▶ **Task prompt**
Track down each line that has the word "with" and copy it.

▶ **Dataset rows**
####

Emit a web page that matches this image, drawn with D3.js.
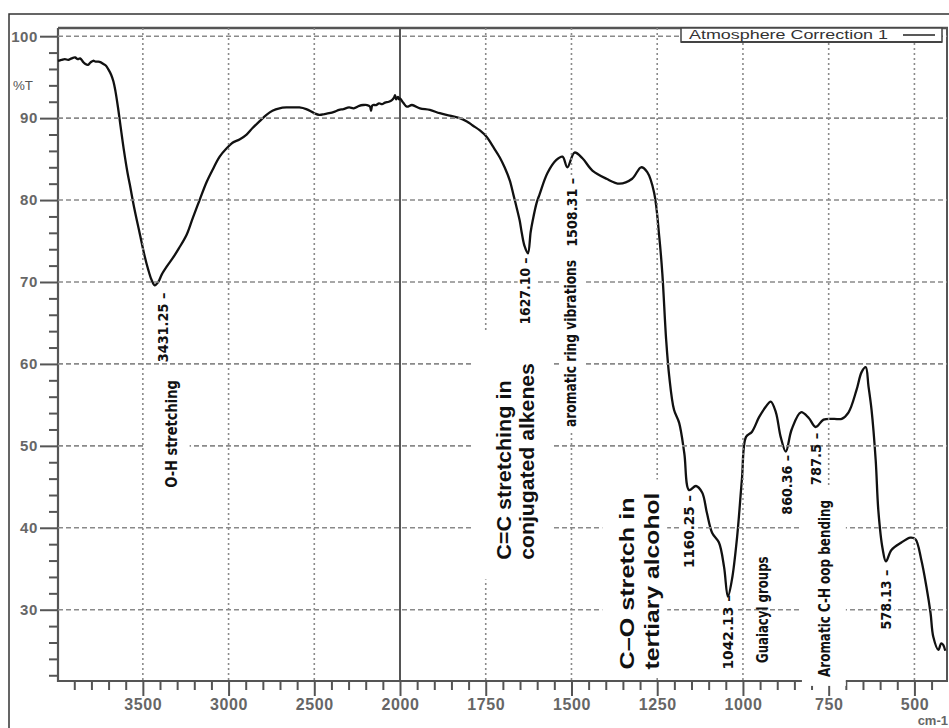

####

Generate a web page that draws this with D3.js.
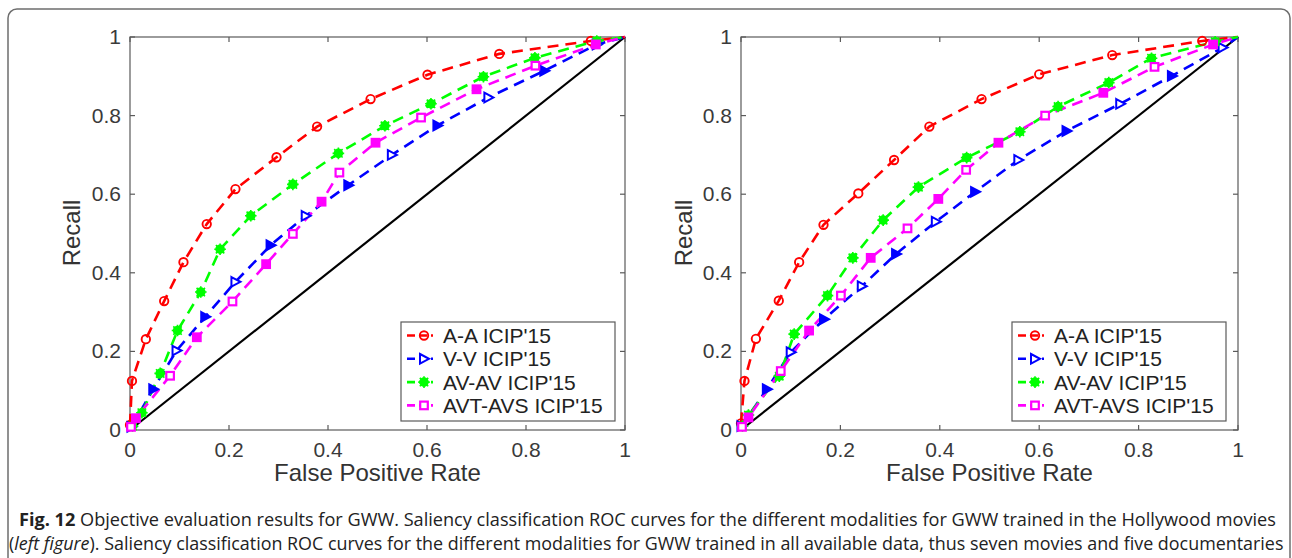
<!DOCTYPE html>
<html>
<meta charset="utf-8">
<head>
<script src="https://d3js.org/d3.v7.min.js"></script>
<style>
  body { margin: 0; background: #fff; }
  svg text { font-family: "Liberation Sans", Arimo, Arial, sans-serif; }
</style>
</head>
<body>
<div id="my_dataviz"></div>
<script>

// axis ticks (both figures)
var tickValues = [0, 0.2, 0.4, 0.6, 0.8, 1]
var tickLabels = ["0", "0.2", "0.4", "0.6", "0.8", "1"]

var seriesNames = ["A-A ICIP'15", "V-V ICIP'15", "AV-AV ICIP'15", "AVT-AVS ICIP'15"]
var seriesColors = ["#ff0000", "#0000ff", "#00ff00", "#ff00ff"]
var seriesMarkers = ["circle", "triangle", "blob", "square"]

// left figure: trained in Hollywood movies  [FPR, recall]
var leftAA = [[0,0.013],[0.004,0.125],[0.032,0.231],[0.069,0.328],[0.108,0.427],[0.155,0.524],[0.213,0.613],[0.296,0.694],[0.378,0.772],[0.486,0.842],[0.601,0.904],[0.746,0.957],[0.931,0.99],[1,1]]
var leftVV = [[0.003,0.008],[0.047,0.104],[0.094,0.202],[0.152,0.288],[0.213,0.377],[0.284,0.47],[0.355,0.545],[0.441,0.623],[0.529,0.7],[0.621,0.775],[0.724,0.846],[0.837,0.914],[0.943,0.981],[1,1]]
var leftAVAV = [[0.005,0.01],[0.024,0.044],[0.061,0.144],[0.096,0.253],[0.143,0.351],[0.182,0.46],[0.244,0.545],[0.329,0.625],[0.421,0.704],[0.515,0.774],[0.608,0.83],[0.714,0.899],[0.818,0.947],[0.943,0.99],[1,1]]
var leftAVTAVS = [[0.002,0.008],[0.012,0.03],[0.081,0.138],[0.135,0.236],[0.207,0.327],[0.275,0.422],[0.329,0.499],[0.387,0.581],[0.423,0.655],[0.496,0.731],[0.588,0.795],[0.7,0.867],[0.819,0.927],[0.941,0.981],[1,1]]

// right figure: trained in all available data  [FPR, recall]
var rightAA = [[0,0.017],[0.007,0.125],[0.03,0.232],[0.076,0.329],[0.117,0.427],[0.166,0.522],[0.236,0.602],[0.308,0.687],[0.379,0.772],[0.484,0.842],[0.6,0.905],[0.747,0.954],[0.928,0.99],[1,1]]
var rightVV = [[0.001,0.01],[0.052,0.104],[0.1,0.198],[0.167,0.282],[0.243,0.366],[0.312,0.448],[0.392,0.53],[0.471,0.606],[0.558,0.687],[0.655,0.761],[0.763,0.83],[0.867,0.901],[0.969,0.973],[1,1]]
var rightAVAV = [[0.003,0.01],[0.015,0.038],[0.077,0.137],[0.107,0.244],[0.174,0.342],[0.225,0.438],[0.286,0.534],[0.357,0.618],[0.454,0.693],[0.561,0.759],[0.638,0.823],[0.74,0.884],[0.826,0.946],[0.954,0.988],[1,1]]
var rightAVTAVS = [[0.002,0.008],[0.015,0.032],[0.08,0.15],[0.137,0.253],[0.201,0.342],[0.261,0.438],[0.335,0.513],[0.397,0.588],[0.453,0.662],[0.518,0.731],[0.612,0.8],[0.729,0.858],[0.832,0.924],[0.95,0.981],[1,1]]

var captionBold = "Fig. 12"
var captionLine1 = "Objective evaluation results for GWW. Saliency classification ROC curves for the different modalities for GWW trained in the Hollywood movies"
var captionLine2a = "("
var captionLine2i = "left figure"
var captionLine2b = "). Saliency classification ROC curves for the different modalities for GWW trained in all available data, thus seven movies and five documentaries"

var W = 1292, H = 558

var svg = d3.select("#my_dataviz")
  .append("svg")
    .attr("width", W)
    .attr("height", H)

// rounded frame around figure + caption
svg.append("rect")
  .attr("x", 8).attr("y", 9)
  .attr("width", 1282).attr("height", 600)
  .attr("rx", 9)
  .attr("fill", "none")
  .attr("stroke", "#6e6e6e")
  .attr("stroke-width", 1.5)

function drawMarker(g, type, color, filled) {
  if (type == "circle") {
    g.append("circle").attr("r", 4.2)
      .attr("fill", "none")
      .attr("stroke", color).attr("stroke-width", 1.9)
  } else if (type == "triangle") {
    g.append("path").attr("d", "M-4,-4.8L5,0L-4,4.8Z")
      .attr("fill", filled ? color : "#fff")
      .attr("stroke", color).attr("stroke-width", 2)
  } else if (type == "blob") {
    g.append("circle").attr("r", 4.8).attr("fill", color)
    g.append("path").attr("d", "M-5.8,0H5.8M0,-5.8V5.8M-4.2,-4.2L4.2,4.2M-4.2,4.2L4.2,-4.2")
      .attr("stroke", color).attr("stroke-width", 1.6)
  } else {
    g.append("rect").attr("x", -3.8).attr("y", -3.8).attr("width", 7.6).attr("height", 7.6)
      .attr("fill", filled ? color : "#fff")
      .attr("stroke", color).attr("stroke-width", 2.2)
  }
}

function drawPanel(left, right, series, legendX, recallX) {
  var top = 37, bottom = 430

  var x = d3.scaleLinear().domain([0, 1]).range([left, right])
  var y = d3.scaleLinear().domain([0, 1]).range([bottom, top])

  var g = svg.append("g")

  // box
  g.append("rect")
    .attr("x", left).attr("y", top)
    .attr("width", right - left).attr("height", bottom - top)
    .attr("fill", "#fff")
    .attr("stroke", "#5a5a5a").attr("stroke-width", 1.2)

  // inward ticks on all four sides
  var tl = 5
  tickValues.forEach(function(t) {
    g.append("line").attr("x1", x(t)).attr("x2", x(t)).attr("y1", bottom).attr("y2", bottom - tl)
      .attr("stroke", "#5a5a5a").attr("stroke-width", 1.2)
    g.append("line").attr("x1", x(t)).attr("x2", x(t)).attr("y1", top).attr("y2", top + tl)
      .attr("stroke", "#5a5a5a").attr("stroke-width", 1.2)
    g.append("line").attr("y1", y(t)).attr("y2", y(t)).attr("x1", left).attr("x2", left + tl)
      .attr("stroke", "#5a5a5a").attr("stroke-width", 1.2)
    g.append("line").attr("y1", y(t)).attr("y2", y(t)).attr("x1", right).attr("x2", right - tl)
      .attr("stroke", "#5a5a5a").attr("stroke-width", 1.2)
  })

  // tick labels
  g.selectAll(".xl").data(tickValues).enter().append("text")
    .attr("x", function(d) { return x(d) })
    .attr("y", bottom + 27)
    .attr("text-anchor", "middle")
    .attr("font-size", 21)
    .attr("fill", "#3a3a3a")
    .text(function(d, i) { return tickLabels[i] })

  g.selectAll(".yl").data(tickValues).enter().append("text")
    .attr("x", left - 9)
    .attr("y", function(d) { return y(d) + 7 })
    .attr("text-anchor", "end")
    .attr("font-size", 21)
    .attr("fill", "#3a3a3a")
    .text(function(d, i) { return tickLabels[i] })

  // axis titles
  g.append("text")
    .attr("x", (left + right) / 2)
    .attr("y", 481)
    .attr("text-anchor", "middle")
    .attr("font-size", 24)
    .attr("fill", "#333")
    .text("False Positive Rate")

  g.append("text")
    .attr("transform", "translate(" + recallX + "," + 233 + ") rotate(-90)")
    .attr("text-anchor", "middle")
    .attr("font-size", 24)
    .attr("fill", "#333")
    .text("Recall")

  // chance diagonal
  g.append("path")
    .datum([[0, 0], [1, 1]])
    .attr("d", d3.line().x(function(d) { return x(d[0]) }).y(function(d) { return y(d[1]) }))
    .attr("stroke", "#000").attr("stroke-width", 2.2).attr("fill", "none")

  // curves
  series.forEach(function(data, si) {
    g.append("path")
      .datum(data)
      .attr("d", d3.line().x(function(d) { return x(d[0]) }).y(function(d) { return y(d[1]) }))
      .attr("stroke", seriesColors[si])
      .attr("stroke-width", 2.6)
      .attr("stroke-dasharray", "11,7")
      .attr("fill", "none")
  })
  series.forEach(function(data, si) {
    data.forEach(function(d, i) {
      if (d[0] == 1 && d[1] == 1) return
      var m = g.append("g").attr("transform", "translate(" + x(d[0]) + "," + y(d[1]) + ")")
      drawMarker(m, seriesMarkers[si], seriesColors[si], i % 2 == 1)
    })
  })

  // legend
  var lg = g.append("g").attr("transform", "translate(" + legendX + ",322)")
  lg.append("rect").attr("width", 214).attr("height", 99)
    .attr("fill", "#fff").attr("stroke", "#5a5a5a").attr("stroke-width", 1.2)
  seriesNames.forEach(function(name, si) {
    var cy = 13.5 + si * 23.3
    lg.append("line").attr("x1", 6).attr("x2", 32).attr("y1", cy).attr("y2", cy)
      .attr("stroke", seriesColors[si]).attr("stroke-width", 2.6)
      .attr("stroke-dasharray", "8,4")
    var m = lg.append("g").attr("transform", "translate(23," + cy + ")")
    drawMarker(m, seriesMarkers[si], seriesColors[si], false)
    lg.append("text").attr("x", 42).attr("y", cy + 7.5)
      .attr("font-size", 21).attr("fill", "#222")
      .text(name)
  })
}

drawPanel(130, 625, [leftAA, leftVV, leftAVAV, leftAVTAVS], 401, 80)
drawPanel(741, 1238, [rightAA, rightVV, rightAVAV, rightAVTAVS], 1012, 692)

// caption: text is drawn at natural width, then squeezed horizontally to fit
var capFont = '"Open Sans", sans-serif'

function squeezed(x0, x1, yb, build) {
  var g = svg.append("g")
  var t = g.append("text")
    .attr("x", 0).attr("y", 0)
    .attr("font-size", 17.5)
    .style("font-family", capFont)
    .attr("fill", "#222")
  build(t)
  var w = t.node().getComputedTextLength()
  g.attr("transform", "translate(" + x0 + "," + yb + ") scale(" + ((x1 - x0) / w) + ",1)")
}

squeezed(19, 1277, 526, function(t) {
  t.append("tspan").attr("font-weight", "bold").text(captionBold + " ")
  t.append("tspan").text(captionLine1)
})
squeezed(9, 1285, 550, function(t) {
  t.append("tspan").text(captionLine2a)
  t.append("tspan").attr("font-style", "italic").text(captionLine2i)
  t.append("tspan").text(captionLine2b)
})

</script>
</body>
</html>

####

▶ **The solution**
Emit a web page that matches this image, drawn with D3.js.
Generate a web page that draws this with D3.js.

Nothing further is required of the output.